Columnstore index - slow performance on offset-fetch query


We have Fact table around 35M rows on Azure database (premium tier), this table has cluster columnstore index enabled in order to boost query performance.

We did pagination (to index on Elastic Search) on Fact table using similar below code:

SELECT *
FROM [SPENDBY].[FactInvoiceDetail]
ORder by id
offset 1000000 rows fetch next 1000 rows only

But this query performs so slow, even over 10 minutes, it's not finished. If we change to use TOP, it works really well and take around 30 seconds:

SELECT TOP 1000 * 
FROM [SPENDBY].[FactInvoiceDetail]
WHERE ID > 1000000 
ORDER BY Id

The estimated execution plan for offset-fetch query:

enter image description here

I am not sure that I understand whether offset-fetch query performs very poorly on cluster columnstore index or not.

This table also have a lot of none-cluster B-tree indexes on foreign keys and one unique index on the Id of Fact table in order to boost performance

This execution plan for offset-fetch query:

https://pastebin.com/BM8MXQMg


Solution

  • There are a few issues here.

    1) Ordering BTree index is not a covering index for the paging query.
    
    2) The rows must be reconstructed from the CCI.
    
    3) The offset is large.
    

    Paging queries need a BTree index on the ordering columns to calculate which rows should be returned, and if that BTree index doesn't include all the requested columns, then a row lookup be required for each row. This is the "Nested Loops" operator in the query plan.

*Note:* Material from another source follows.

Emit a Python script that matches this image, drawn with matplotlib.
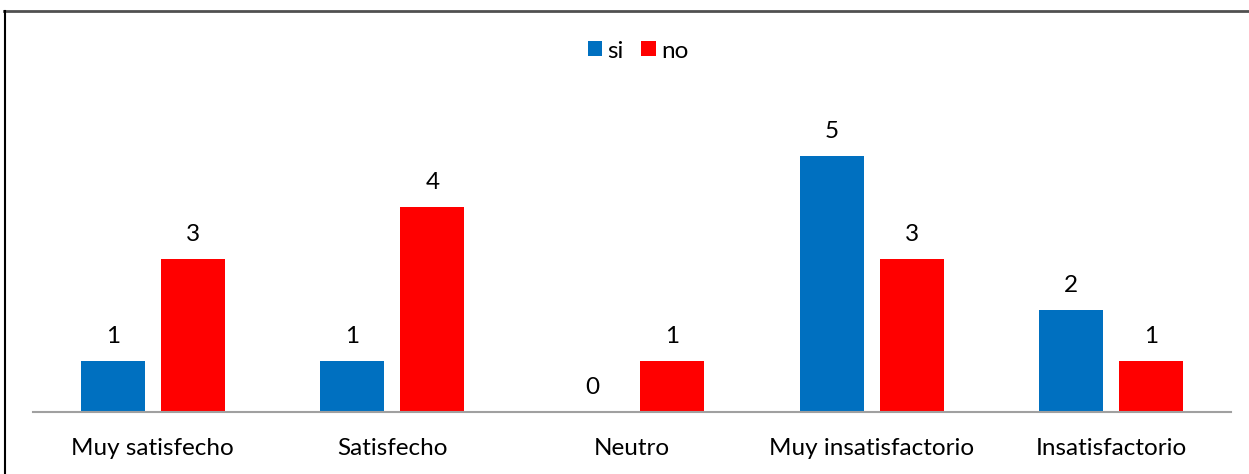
import matplotlib
matplotlib.use("Agg")
import matplotlib.pyplot as plt
from matplotlib.lines import Line2D
import numpy as np

categories = ["Muy satisfecho", "Satisfecho", "Neutro", "Muy insatisfactorio", "Insatisfactorio"]
si_values = [1, 1, 0, 5, 2]
no_values = [3, 4, 1, 3, 1]
series_names = ["si", "no"]

blue = "#0070C0"
red = "#FF0000"
font = "Lato"
fs = 17.5

W, H = 1249, 474
fig = plt.figure(figsize=(W / 100, H / 100), dpi=100)
ax = fig.add_axes([33 / W, (H - 412) / H, 1198 / W, 307 / H])

x = np.arange(len(categories))
bw = 0.267
off = 0.167
b1 = ax.bar(x - off, si_values, bw, color=blue, label=series_names[0])
b2 = ax.bar(x + off, no_values, bw, color=red, label=series_names[1])

for bars, vals in ((b1, si_values), (b2, no_values)):
    for rect, v in zip(bars, vals):
        ax.annotate(str(v), (rect.get_x() + rect.get_width() / 2, v),
                    xytext=(0, 10), textcoords="offset points",
                    ha="center", va="bottom", fontsize=fs, family=font, color="#000000")

ax.set_xlim(-0.5, len(categories) - 0.5)
ax.set_ylim(0, 6)
ax.set_yticks([])
ax.set_xticks(x)
ax.set_xticklabels(categories, fontsize=fs, family=font)
ax.tick_params(axis="x", length=0, pad=19)
for s in ["top", "right", "left"]:
    ax.spines[s].set_visible(False)
ax.spines["bottom"].set_color("#A0A0A0")
ax.spines["bottom"].set_linewidth(1.5)

leg = fig.legend(handles=[b1, b2], labels=series_names, loc="center",
                 bbox_to_anchor=(638 / W, 1 - 51 / H), ncol=2, frameon=False,
                 handlelength=0.58, handleheight=0.58, handletextpad=0.22,
                 columnspacing=0.74, prop={"family": font, "size": fs})

# outer frame
fig.add_artist(Line2D([4 / W, 1.0], [1 - 11 / H, 1 - 11 / H], transform=fig.transFigure,
                      color="#505050", linewidth=2))
fig.add_artist(Line2D([4.5 / W, 4.5 / W], [0, 1 - 11 / H], transform=fig.transFigure,
                      color="#000000", linewidth=1.5))

fig.savefig("out.png", dpi=100)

    But the rows are stored in a CCI which means that each column is in a separate data structure, and reading a single row requires one Logical IO for each column, for each row. That's why this query is especially expensive. And why a CCI is a poor choice for a paging query. A Clustered Index on the ordering columns, or a non-clustered index on the ordering columns with the remaining requested columns included would be much better.

    A secondary and smaller issue here is the large offset. SQL has to skip over the offset rows, counting them at it goes. So this will reading the first N pages of the BTree leaf level pages to skip over rows.